╭─ EXTRACTED ENTRIES

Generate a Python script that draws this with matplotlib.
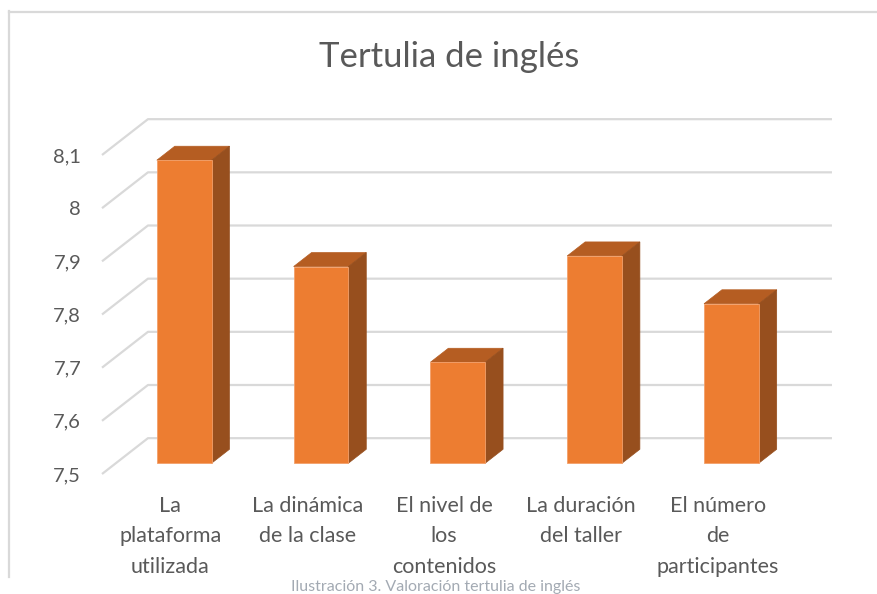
import matplotlib
matplotlib.use("Agg")
import matplotlib.pyplot as plt
from matplotlib.patches import Polygon
from matplotlib.lines import Line2D
import numpy as np

plt.rcParams['font.family'] = ['Lato', 'DejaVu Sans']

title = "Tertulia de inglés"
caption = "Ilustración 3. Valoración tertulia de inglés"
categories = ["La\nplataforma\nutilizada", "La dinámica\nde la clase",
              "El nivel de\nlos\ncontenidos", "La duración\ndel taller",
              "El número\nde\nparticipantes"]
values = [8.07, 7.87, 7.69, 7.89, 7.80]
yticks = [7.5, 7.6, 7.7, 7.8, 7.9, 8.0, 8.1]
ytick_labels = ["7,5", "7,6", "7,7", "7,8", "7,9", "8", "8,1"]

W, H = 877, 594
fig = plt.figure(figsize=(W / 100, H / 100), dpi=100)
ax = fig.add_axes([102 / W, (H - 474) / H, 684 / W, 319 / H])
ax.set_xlim(-0.5, 4.5)
ax.set_ylim(7.5, 8.1)
for s in ax.spines.values():
    s.set_visible(False)

# depth (oblique projection) in data units
dx, dy = 0.336, 0.0674
f0, fd = 0.30, 0.39
grid_c = "#d9d9d9"

# gridlines: diagonal on left wall + back wall horizontals
for v in yticks:
    ax.plot([-0.5, -0.5 + dx, 4.5 + dx], [v, v + dy, v + dy],
            color=grid_c, lw=1.6, clip_on=False, zorder=1, solid_capstyle='butt')

x = np.arange(len(values))
bw = 0.4
front_c, top_c, side_c = "#ED7D31", "#B55D22", "#974F1E"
bx = x + f0 * dx
bb = 7.5 + f0 * dy
heights = np.array(values) - 7.5
ax.bar(bx, heights, bottom=bb, width=bw, color=front_c, edgecolor="#F3A06A",
       linewidth=0.6, zorder=3, clip_on=False)
sdx, sdy = fd * dx, fd * dy
for xi, h in zip(bx, heights):
    xl, xr = xi - bw / 2, xi + bw / 2
    top = bb + h
    ax.add_patch(Polygon([(xl, top), (xr, top), (xr + sdx, top + sdy), (xl + sdx, top + sdy)],
                         closed=True, facecolor=top_c, edgecolor=top_c, lw=0.5,
                         zorder=2.9, clip_on=False))
    ax.add_patch(Polygon([(xr, bb), (xr + sdx, bb + sdy), (xr + sdx, top + sdy), (xr, top)],
                         closed=True, facecolor=side_c, edgecolor=side_c, lw=0.5,
                         zorder=2.9, clip_on=False))

ax.set_yticks(yticks, ytick_labels)
ax.set_xticks(x, categories)
ax.tick_params(axis='y', length=0, labelsize=14.5, labelcolor="#595959", pad=15)
ax.tick_params(axis='x', length=0, labelsize=15.5, labelcolor="#595959", pad=15.5)
for lab in ax.get_xticklabels():
    lab.set_linespacing(1.68)
    lab.set_va('top')

fig.text(449 / W, 1 - 57 / H, title, ha='center', va='center', fontsize=25, color="#595959")
fig.text(436 / W, 1 - 594 / H, caption, ha='center', va='bottom', fontsize=11.5, color="#a3aab3")

# chart border (left and top)
fig.add_artist(Line2D([8.5 / W, 8.5 / W], [1 - 11 / H, 1 - 577 / H], color=grid_c, lw=1.6))
fig.add_artist(Line2D([8.5 / W, 1.0], [1 - 11.5 / H, 1 - 11.5 / H], color=grid_c, lw=1.6))

fig.savefig("out.png", dpi=100)
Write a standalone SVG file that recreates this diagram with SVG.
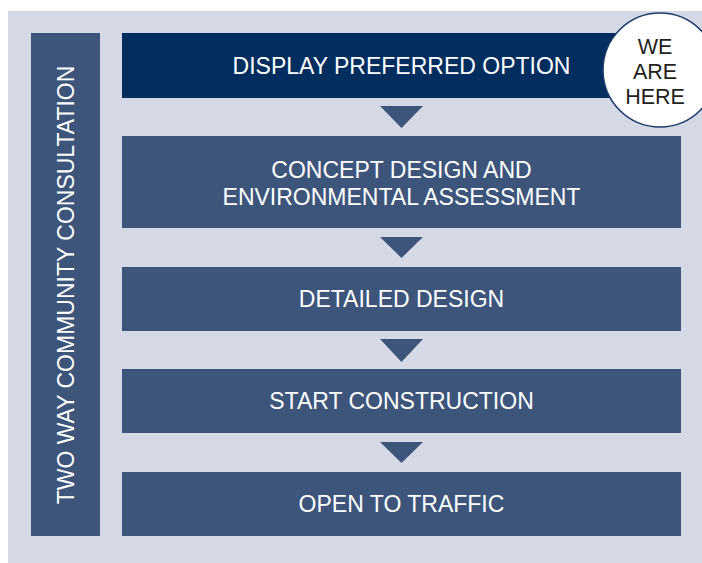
<svg xmlns="http://www.w3.org/2000/svg" width="702" height="563" viewBox="0 0 702 563">
  <style>
    .box { fill: #3d557b; }
    .top { fill: #012d5f; }
    .lbl { font-family: "Liberation Sans", Arial, sans-serif; font-size: 23px; fill: #ffffff; text-anchor: middle; }
    .here { font-family: "Liberation Sans", Arial, sans-serif; font-size: 21.5px; fill: #231f20; text-anchor: middle; }
    .arrow { fill: #3d557b; }
  </style>
  <rect x="8" y="11" width="694" height="552" fill="#d5d9e5"/>
  <g id="side">
    <rect class="box" x="31" y="33" width="69" height="503"/>
    <text class="lbl" transform="translate(74,285) rotate(-90)">TWO WAY COMMUNITY CONSULTATION</text>
  </g>
  <g id="n1">
    <rect class="top" x="122" y="33" width="559" height="65"/>
    <text class="lbl" x="401.5" y="74">DISPLAY PREFERRED OPTION</text>
  </g>
  <g id="marker">
    <circle cx="660" cy="70" r="57" fill="#ffffff" stroke="#1c3d6b" stroke-width="1.6"/>
    <text class="here" x="655" y="54">WE</text>
    <text class="here" x="655" y="79">ARE</text>
    <text class="here" x="655" y="104">HERE</text>
  </g>
  <g id="n2">
    <rect class="box" x="122" y="136" width="559" height="92"/>
    <text class="lbl" x="401.5" y="178">CONCEPT DESIGN AND</text>
    <text class="lbl" x="401.5" y="205">ENVIRONMENTAL ASSESSMENT</text>
  </g>
  <g id="n3">
    <rect class="box" x="122" y="267" width="559" height="64"/>
    <text class="lbl" x="401.5" y="307">DETAILED DESIGN</text>
  </g>
  <g id="n4">
    <rect class="box" x="122" y="369" width="559" height="64"/>
    <text class="lbl" x="401.5" y="409">START CONSTRUCTION</text>
  </g>
  <g id="n5">
    <rect class="box" x="122" y="472" width="559" height="64"/>
    <text class="lbl" x="401.5" y="512">OPEN TO TRAFFIC</text>
  </g>
  <g id="connectors">
    <polygon class="arrow" points="380,106 423,106 401.5,128"/>
    <polygon class="arrow" points="380,237 423,237 401.5,258"/>
    <polygon class="arrow" points="380,339 423,339 401.5,362"/>
    <polygon class="arrow" points="380,442 423,442 401.5,463"/>
  </g>
</svg>
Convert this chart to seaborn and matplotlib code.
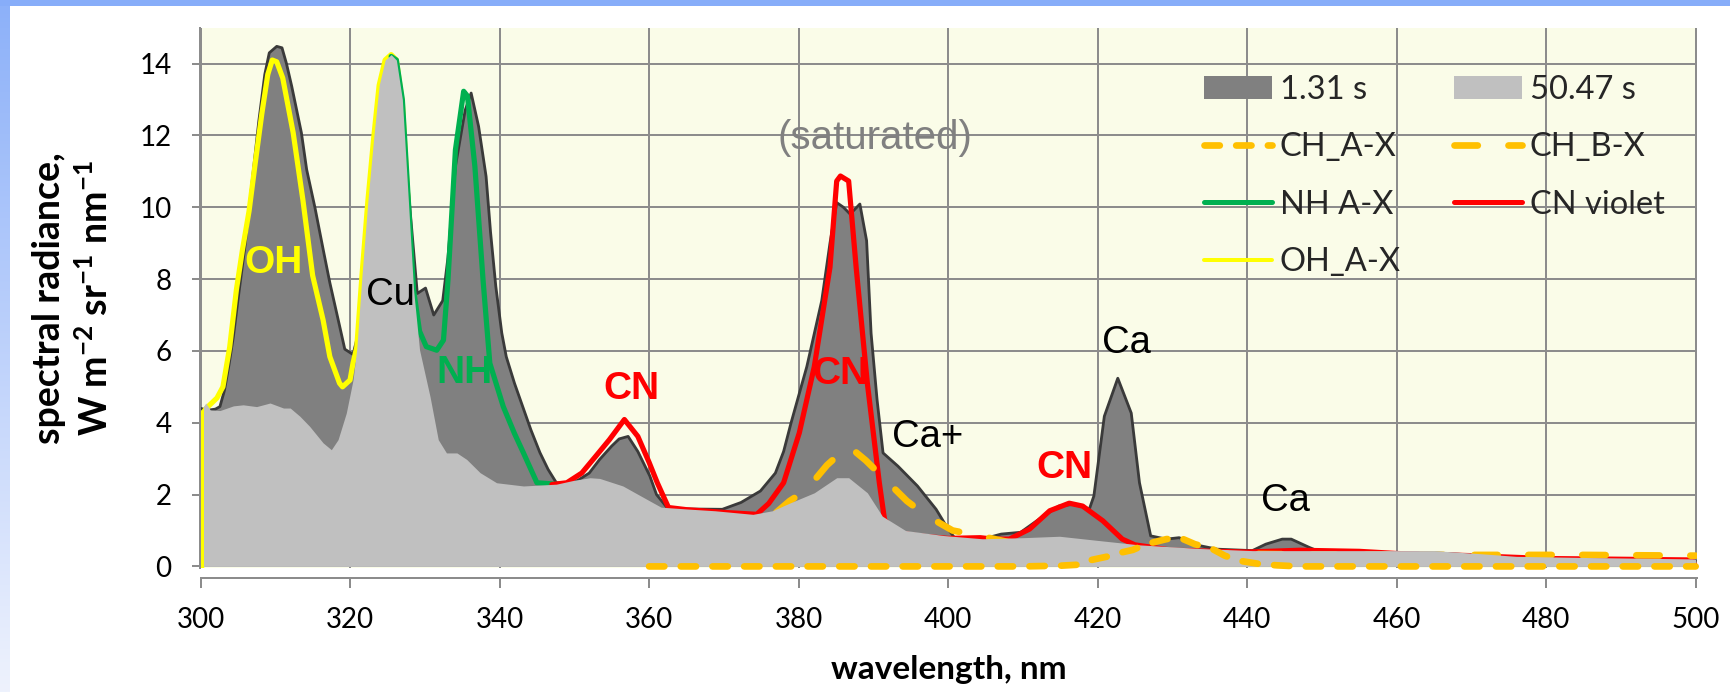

╰─

All entries are to be retyped exactly. Omit any embedded images.

* _SOLUTION TO THE EXERCISE_:
Generate a Python script that draws this with matplotlib.
import matplotlib
matplotlib.use("Agg")
import matplotlib.pyplot as plt
from matplotlib.patches import Polygon
from matplotlib.lines import Line2D
import numpy as np

plt.rcParams['font.family'] = ['Lato', 'DejaVu Sans']

title = "Tertulia de inglés"
caption = "Ilustración 3. Valoración tertulia de inglés"
categories = ["La\nplataforma\nutilizada", "La dinámica\nde la clase",
              "El nivel de\nlos\ncontenidos", "La duración\ndel taller",
              "El número\nde\nparticipantes"]
values = [8.07, 7.87, 7.69, 7.89, 7.80]
yticks = [7.5, 7.6, 7.7, 7.8, 7.9, 8.0, 8.1]
ytick_labels = ["7,5", "7,6", "7,7", "7,8", "7,9", "8", "8,1"]

W, H = 877, 594
fig = plt.figure(figsize=(W / 100, H / 100), dpi=100)
ax = fig.add_axes([102 / W, (H - 474) / H, 684 / W, 319 / H])
ax.set_xlim(-0.5, 4.5)
ax.set_ylim(7.5, 8.1)
for s in ax.spines.values():
    s.set_visible(False)

# depth (oblique projection) in data units
dx, dy = 0.336, 0.0674
f0, fd = 0.30, 0.39
grid_c = "#d9d9d9"

# gridlines: diagonal on left wall + back wall horizontals
for v in yticks:
    ax.plot([-0.5, -0.5 + dx, 4.5 + dx], [v, v + dy, v + dy],
            color=grid_c, lw=1.6, clip_on=False, zorder=1, solid_capstyle='butt')

x = np.arange(len(values))
bw = 0.4
front_c, top_c, side_c = "#ED7D31", "#B55D22", "#974F1E"
bx = x + f0 * dx
bb = 7.5 + f0 * dy
heights = np.array(values) - 7.5
ax.bar(bx, heights, bottom=bb, width=bw, color=front_c, edgecolor="#F3A06A",
       linewidth=0.6, zorder=3, clip_on=False)
sdx, sdy = fd * dx, fd * dy
for xi, h in zip(bx, heights):
    xl, xr = xi - bw / 2, xi + bw / 2
    top = bb + h
    ax.add_patch(Polygon([(xl, top), (xr, top), (xr + sdx, top + sdy), (xl + sdx, top + sdy)],
                         closed=True, facecolor=top_c, edgecolor=top_c, lw=0.5,
                         zorder=2.9, clip_on=False))
    ax.add_patch(Polygon([(xr, bb), (xr + sdx, bb + sdy), (xr + sdx, top + sdy), (xr, top)],
                         closed=True, facecolor=side_c, edgecolor=side_c, lw=0.5,
                         zorder=2.9, clip_on=False))

ax.set_yticks(yticks, ytick_labels)
ax.set_xticks(x, categories)
ax.tick_params(axis='y', length=0, labelsize=14.5, labelcolor="#595959", pad=15)
ax.tick_params(axis='x', length=0, labelsize=15.5, labelcolor="#595959", pad=15.5)
for lab in ax.get_xticklabels():
    lab.set_linespacing(1.68)
    lab.set_va('top')

fig.text(449 / W, 1 - 57 / H, title, ha='center', va='center', fontsize=25, color="#595959")
fig.text(436 / W, 1 - 594 / H, caption, ha='center', va='bottom', fontsize=11.5, color="#a3aab3")

# chart border (left and top)
fig.add_artist(Line2D([8.5 / W, 8.5 / W], [1 - 11 / H, 1 - 577 / H], color=grid_c, lw=1.6))
fig.add_artist(Line2D([8.5 / W, 1.0], [1 - 11.5 / H, 1 - 11.5 / H], color=grid_c, lw=1.6))

fig.savefig("out.png", dpi=100)
Write a standalone SVG file that recreates this diagram with SVG.
<svg xmlns="http://www.w3.org/2000/svg" width="702" height="563" viewBox="0 0 702 563">
  <style>
    .box { fill: #3d557b; }
    .top { fill: #012d5f; }
    .lbl { font-family: "Liberation Sans", Arial, sans-serif; font-size: 23px; fill: #ffffff; text-anchor: middle; }
    .here { font-family: "Liberation Sans", Arial, sans-serif; font-size: 21.5px; fill: #231f20; text-anchor: middle; }
    .arrow { fill: #3d557b; }
  </style>
  <rect x="8" y="11" width="694" height="552" fill="#d5d9e5"/>
  <g id="side">
    <rect class="box" x="31" y="33" width="69" height="503"/>
    <text class="lbl" transform="translate(74,285) rotate(-90)">TWO WAY COMMUNITY CONSULTATION</text>
  </g>
  <g id="n1">
    <rect class="top" x="122" y="33" width="559" height="65"/>
    <text class="lbl" x="401.5" y="74">DISPLAY PREFERRED OPTION</text>
  </g>
  <g id="marker">
    <circle cx="660" cy="70" r="57" fill="#ffffff" stroke="#1c3d6b" stroke-width="1.6"/>
    <text class="here" x="655" y="54">WE</text>
    <text class="here" x="655" y="79">ARE</text>
    <text class="here" x="655" y="104">HERE</text>
  </g>
  <g id="n2">
    <rect class="box" x="122" y="136" width="559" height="92"/>
    <text class="lbl" x="401.5" y="178">CONCEPT DESIGN AND</text>
    <text class="lbl" x="401.5" y="205">ENVIRONMENTAL ASSESSMENT</text>
  </g>
  <g id="n3">
    <rect class="box" x="122" y="267" width="559" height="64"/>
    <text class="lbl" x="401.5" y="307">DETAILED DESIGN</text>
  </g>
  <g id="n4">
    <rect class="box" x="122" y="369" width="559" height="64"/>
    <text class="lbl" x="401.5" y="409">START CONSTRUCTION</text>
  </g>
  <g id="n5">
    <rect class="box" x="122" y="472" width="559" height="64"/>
    <text class="lbl" x="401.5" y="512">OPEN TO TRAFFIC</text>
  </g>
  <g id="connectors">
    <polygon class="arrow" points="380,106 423,106 401.5,128"/>
    <polygon class="arrow" points="380,237 423,237 401.5,258"/>
    <polygon class="arrow" points="380,339 423,339 401.5,362"/>
    <polygon class="arrow" points="380,442 423,442 401.5,463"/>
  </g>
</svg>
Convert this chart to seaborn and matplotlib code.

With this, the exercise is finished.